--- START RECORDS SUPPLIED ---

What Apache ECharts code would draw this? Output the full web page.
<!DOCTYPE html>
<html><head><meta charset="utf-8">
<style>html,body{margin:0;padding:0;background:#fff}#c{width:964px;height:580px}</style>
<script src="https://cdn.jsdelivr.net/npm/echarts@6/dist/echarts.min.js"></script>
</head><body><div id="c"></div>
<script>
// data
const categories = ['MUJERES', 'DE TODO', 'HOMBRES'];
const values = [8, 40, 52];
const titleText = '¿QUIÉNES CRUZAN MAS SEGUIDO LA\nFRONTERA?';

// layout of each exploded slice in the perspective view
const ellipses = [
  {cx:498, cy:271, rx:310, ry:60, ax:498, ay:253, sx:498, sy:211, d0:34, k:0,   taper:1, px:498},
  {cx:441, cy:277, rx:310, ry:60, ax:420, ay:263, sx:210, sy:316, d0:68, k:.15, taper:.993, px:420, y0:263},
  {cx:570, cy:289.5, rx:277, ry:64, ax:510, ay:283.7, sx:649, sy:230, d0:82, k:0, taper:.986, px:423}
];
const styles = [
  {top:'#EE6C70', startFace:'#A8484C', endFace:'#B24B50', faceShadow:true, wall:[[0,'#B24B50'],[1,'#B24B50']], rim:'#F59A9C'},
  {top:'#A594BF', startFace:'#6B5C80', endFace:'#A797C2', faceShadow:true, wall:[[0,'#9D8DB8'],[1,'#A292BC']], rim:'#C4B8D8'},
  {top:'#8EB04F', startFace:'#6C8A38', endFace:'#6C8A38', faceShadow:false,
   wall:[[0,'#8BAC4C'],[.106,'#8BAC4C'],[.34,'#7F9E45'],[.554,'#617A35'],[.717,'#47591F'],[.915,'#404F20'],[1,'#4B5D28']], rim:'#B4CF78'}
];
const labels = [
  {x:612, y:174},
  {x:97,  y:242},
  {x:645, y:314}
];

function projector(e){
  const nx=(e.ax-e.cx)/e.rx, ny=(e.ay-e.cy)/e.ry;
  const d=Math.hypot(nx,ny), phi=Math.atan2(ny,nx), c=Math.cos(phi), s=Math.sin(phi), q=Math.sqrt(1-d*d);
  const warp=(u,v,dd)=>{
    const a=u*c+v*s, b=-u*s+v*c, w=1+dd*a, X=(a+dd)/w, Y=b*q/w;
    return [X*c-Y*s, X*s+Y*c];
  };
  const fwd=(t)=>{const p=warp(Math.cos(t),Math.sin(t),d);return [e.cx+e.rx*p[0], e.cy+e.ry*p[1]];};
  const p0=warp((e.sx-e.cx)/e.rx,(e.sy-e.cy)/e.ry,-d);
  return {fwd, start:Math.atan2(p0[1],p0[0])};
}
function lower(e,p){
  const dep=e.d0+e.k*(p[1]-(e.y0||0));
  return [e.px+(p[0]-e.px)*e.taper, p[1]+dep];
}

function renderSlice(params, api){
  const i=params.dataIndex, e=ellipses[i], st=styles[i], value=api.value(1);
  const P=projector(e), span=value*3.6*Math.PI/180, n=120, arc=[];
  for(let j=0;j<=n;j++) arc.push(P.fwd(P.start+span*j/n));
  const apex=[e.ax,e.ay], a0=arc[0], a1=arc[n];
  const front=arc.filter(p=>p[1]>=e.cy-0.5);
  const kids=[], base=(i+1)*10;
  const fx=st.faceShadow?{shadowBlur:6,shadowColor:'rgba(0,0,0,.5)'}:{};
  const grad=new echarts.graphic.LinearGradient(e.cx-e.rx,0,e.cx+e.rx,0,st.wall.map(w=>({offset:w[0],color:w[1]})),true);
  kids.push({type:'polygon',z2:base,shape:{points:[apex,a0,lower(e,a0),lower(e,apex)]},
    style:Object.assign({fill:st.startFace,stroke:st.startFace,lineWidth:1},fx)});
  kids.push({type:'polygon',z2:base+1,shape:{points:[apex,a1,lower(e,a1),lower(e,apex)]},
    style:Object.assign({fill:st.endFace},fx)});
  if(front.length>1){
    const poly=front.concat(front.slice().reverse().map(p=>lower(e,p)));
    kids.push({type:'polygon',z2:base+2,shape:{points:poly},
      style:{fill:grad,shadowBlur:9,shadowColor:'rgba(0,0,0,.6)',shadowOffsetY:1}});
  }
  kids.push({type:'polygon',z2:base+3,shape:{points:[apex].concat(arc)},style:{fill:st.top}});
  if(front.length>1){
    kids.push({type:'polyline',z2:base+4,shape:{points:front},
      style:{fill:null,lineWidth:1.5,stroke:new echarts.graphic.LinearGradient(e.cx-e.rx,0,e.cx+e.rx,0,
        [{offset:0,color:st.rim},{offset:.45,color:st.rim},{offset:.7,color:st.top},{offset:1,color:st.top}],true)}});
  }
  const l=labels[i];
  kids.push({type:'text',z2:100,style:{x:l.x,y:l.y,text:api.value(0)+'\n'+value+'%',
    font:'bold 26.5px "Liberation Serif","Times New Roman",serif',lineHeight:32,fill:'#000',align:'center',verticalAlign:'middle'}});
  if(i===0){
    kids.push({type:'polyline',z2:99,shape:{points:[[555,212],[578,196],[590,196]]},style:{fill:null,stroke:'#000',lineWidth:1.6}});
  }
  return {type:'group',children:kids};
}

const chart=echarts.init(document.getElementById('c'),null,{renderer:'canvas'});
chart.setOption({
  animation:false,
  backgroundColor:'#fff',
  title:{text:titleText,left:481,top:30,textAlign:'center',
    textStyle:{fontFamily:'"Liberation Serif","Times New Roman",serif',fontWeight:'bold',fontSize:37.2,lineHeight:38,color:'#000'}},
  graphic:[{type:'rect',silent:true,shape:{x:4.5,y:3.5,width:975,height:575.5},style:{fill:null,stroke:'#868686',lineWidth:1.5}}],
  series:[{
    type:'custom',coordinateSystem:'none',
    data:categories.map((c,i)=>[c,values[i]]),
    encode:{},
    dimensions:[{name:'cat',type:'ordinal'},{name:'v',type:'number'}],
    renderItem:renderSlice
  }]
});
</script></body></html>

--- END RECORDS SUPPLIED ---
--- START RECORDS SUPPLIED ---

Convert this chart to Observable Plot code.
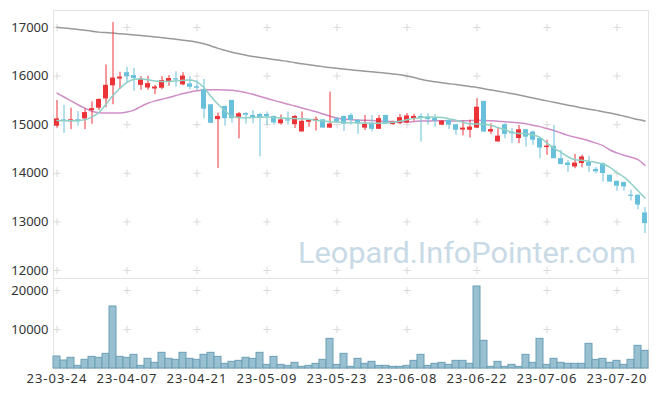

--- END RECORDS SUPPLIED ---
--- START RECORDS SUPPLIED ---

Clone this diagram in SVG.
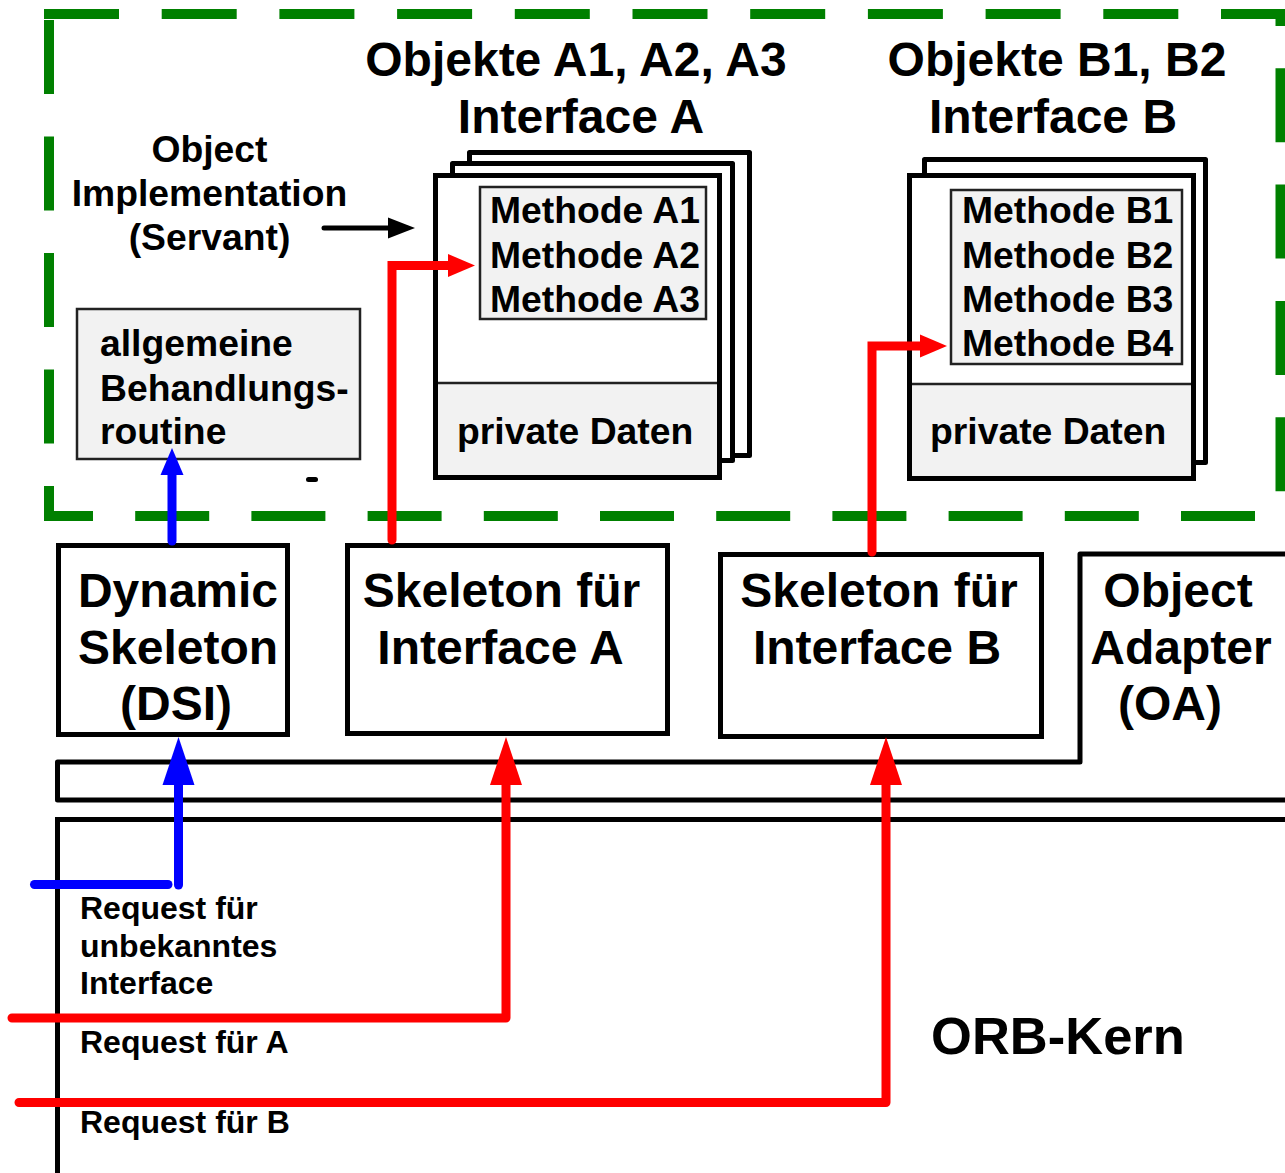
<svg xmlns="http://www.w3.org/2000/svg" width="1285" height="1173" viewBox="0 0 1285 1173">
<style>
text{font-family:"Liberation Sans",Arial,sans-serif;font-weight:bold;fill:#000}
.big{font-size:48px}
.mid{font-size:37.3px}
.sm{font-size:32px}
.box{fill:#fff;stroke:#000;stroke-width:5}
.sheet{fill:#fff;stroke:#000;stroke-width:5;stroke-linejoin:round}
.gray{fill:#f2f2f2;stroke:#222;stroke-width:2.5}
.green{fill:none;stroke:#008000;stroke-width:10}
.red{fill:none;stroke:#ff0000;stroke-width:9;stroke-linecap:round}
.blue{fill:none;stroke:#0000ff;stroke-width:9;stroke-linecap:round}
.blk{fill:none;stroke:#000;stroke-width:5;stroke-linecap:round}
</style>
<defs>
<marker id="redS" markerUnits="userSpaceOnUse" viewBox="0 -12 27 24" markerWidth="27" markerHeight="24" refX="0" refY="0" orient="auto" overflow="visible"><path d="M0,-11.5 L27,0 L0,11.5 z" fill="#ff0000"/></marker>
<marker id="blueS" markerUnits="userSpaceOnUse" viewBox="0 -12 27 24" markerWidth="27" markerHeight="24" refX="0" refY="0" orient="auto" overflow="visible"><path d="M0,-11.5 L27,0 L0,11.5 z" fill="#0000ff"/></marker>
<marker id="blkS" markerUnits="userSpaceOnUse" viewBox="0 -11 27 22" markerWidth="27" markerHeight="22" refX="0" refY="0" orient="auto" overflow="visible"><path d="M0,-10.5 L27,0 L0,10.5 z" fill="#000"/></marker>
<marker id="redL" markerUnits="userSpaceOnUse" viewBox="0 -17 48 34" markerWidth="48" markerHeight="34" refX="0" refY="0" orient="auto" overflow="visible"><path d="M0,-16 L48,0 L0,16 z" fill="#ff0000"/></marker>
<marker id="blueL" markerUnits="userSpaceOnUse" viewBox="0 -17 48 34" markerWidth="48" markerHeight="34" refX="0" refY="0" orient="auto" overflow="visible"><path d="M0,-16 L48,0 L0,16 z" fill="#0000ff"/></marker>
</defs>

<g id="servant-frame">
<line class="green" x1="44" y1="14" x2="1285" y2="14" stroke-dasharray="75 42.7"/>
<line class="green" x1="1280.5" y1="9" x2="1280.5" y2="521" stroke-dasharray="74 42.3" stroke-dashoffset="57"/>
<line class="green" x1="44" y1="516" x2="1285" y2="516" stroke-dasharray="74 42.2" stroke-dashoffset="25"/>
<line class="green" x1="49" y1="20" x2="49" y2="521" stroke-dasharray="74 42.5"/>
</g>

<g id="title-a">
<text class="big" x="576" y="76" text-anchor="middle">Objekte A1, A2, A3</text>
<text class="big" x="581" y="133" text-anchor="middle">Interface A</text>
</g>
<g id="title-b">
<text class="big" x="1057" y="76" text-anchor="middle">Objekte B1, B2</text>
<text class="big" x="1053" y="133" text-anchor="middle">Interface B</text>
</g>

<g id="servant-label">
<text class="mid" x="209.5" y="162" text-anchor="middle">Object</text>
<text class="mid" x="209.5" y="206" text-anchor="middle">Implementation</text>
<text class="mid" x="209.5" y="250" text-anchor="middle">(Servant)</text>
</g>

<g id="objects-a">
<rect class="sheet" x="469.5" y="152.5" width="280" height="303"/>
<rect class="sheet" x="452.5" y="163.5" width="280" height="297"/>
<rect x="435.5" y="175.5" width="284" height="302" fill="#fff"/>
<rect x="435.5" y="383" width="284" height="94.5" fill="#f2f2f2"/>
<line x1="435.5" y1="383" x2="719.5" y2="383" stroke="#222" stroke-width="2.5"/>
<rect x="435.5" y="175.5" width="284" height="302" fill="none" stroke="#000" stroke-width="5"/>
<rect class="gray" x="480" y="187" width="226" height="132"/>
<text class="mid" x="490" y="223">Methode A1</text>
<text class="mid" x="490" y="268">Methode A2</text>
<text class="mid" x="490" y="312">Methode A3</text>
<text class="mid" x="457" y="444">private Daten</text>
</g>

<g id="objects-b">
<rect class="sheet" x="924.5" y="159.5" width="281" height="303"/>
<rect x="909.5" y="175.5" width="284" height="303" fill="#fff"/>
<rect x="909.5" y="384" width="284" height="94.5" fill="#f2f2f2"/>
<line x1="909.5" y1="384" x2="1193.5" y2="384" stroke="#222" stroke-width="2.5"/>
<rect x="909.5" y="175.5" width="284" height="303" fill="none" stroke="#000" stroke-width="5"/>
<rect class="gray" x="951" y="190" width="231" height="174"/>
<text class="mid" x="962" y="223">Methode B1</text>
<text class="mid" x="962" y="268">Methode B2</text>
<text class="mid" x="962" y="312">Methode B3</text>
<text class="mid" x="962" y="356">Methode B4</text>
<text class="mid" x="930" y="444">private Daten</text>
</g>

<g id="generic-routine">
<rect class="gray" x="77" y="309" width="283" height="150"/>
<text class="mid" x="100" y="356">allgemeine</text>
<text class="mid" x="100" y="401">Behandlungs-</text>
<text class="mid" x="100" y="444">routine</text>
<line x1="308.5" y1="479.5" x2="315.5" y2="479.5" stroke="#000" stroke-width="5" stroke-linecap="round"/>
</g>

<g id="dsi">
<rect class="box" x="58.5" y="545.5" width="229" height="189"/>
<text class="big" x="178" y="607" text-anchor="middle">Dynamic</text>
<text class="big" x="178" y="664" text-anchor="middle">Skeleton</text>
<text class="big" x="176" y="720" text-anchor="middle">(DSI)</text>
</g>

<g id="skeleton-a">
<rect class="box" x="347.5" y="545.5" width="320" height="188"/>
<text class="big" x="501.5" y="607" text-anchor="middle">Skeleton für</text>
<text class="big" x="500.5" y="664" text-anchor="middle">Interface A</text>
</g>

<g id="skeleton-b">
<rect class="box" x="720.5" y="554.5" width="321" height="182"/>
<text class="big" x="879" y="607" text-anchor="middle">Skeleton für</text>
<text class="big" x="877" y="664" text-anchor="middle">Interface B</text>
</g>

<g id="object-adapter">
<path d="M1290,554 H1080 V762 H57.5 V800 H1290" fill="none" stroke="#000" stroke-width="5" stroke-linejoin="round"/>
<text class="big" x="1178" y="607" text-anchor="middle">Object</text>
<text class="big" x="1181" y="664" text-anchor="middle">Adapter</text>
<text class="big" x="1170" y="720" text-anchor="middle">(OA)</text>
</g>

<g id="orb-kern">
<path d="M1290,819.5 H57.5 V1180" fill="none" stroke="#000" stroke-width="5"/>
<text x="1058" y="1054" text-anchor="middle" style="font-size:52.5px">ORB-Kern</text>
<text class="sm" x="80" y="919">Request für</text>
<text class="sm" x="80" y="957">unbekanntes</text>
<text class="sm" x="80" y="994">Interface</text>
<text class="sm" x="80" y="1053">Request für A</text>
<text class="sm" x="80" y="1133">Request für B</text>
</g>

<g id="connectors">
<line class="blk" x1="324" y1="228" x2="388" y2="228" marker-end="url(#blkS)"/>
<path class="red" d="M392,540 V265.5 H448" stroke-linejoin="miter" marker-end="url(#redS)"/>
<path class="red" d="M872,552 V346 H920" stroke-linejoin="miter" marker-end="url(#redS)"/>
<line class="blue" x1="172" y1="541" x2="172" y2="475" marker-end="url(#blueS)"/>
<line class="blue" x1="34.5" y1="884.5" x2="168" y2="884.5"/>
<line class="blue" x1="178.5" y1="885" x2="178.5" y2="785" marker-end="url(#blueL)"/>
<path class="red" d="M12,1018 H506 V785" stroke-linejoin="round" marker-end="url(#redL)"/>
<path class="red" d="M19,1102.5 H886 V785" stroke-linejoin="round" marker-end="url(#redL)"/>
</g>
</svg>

--- END RECORDS SUPPLIED ---

■ WHAT IS ASKED:
Locate the string "this" in the listing above and copy every line where it occurs.

■ THE COMPLETED TASK:
What Apache ECharts code would draw this? Output the full web page.
Convert this chart to Observable Plot code.
Clone this diagram in SVG.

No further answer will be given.